**** Data excerpt ****

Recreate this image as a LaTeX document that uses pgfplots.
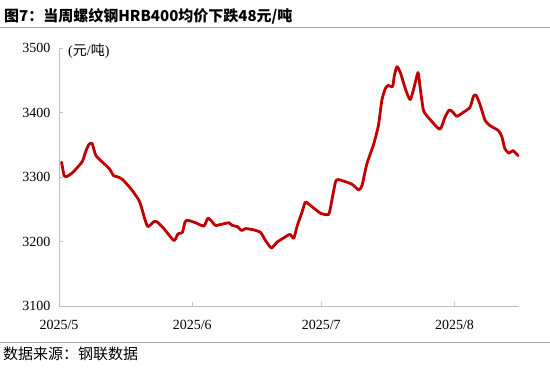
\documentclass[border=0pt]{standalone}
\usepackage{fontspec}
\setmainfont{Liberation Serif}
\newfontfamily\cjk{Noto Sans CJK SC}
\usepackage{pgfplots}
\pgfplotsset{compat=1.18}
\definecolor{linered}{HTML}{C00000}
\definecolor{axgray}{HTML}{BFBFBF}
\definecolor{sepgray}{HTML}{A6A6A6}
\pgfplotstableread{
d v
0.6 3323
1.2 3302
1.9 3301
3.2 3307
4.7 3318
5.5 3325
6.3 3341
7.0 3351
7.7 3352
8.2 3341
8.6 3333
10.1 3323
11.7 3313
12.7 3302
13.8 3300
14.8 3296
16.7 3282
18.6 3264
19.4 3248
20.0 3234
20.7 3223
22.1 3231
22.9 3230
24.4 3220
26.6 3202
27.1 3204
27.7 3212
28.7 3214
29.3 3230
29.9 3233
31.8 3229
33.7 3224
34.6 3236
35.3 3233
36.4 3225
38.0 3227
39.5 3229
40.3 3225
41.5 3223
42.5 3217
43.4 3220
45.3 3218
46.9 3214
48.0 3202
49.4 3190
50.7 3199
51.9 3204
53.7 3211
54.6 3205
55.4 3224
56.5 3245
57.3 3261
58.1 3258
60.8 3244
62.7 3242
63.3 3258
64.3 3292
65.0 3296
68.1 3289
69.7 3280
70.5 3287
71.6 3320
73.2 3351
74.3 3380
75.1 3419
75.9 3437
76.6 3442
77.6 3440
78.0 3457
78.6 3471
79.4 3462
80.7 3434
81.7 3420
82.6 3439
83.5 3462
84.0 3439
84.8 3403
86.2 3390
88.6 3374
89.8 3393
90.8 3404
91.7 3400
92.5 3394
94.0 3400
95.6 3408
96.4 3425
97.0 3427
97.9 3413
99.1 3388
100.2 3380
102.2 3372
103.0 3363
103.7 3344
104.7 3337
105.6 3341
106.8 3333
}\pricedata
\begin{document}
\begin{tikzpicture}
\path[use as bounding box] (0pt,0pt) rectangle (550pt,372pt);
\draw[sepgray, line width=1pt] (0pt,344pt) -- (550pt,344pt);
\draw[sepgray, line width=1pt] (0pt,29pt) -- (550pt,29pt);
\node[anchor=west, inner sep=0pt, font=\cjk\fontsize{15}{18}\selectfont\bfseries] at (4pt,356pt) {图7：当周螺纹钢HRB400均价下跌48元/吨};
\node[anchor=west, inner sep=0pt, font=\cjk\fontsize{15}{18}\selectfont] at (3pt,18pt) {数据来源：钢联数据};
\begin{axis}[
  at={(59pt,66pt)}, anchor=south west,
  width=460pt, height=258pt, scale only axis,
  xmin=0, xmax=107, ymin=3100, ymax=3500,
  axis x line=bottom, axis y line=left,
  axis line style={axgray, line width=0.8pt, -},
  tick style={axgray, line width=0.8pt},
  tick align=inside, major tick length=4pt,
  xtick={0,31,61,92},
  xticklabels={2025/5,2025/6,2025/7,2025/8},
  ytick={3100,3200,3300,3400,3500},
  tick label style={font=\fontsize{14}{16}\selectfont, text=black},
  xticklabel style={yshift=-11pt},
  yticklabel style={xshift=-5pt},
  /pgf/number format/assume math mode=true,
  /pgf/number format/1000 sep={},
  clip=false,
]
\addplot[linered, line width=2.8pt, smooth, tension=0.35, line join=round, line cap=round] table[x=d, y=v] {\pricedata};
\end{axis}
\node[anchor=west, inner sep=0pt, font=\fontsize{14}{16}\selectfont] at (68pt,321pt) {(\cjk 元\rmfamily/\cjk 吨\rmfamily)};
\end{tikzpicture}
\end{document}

****

Written instruction - Transcribe all of the material exactly, leaving out whatever pictures it contains.

Answer for the task -
Recreate this image as a LaTeX document that uses pgfplots.
\documentclass[border=0pt]{standalone}
\usepackage{fontspec}
\setmainfont{Liberation Serif}
\newfontfamily\cjk{Noto Sans CJK SC}
\usepackage{pgfplots}
\pgfplotsset{compat=1.18}
\definecolor{linered}{HTML}{C00000}
\definecolor{axgray}{HTML}{BFBFBF}
\definecolor{sepgray}{HTML}{A6A6A6}
\pgfplotstableread{
d v
0.6 3323
1.2 3302
1.9 3301
3.2 3307
4.7 3318
5.5 3325
6.3 3341
7.0 3351
7.7 3352
8.2 3341
8.6 3333
10.1 3323
11.7 3313
12.7 3302
13.8 3300
14.8 3296
16.7 3282
18.6 3264
19.4 3248
20.0 3234
20.7 3223
22.1 3231
22.9 3230
24.4 3220
26.6 3202
27.1 3204
27.7 3212
28.7 3214
29.3 3230
29.9 3233
31.8 3229
33.7 3224
34.6 3236
35.3 3233
36.4 3225
38.0 3227
39.5 3229
40.3 3225
41.5 3223
42.5 3217
43.4 3220
45.3 3218
46.9 3214
48.0 3202
49.4 3190
50.7 3199
51.9 3204
53.7 3211
54.6 3205
55.4 3224
56.5 3245
57.3 3261
58.1 3258
60.8 3244
62.7 3242
63.3 3258
64.3 3292
65.0 3296
68.1 3289
69.7 3280
70.5 3287
71.6 3320
73.2 3351
74.3 3380
75.1 3419
75.9 3437
76.6 3442
77.6 3440
78.0 3457
78.6 3471
79.4 3462
80.7 3434
81.7 3420
82.6 3439
83.5 3462
84.0 3439
84.8 3403
86.2 3390
88.6 3374
89.8 3393
90.8 3404
91.7 3400
92.5 3394
94.0 3400
95.6 3408
96.4 3425
97.0 3427
97.9 3413
99.1 3388
100.2 3380
102.2 3372
103.0 3363
103.7 3344
104.7 3337
105.6 3341
106.8 3333
}\pricedata
\begin{document}
\begin{tikzpicture}
\path[use as bounding box] (0pt,0pt) rectangle (550pt,372pt);
\draw[sepgray, line width=1pt] (0pt,344pt) -- (550pt,344pt);
\draw[sepgray, line width=1pt] (0pt,29pt) -- (550pt,29pt);
\node[anchor=west, inner sep=0pt, font=\cjk\fontsize{15}{18}\selectfont\bfseries] at (4pt,356pt) {图7：当周螺纹钢HRB400均价下跌48元/吨};
\node[anchor=west, inner sep=0pt, font=\cjk\fontsize{15}{18}\selectfont] at (3pt,18pt) {数据来源：钢联数据};
\begin{axis}[
  at={(59pt,66pt)}, anchor=south west,
  width=460pt, height=258pt, scale only axis,
  xmin=0, xmax=107, ymin=3100, ymax=3500,
  axis x line=bottom, axis y line=left,
  axis line style={axgray, line width=0.8pt, -},
  tick style={axgray, line width=0.8pt},
  tick align=inside, major tick length=4pt,
  xtick={0,31,61,92},
  xticklabels={2025/5,2025/6,2025/7,2025/8},
  ytick={3100,3200,3300,3400,3500},
  tick label style={font=\fontsize{14}{16}\selectfont, text=black},
  xticklabel style={yshift=-11pt},
  yticklabel style={xshift=-5pt},
  /pgf/number format/assume math mode=true,
  /pgf/number format/1000 sep={},
  clip=false,
]
\addplot[linered, line width=2.8pt, smooth, tension=0.35, line join=round, line cap=round] table[x=d, y=v] {\pricedata};
\end{axis}
\node[anchor=west, inner sep=0pt, font=\fontsize{14}{16}\selectfont] at (68pt,321pt) {(\cjk 元\rmfamily/\cjk 吨\rmfamily)};
\end{tikzpicture}
\end{document}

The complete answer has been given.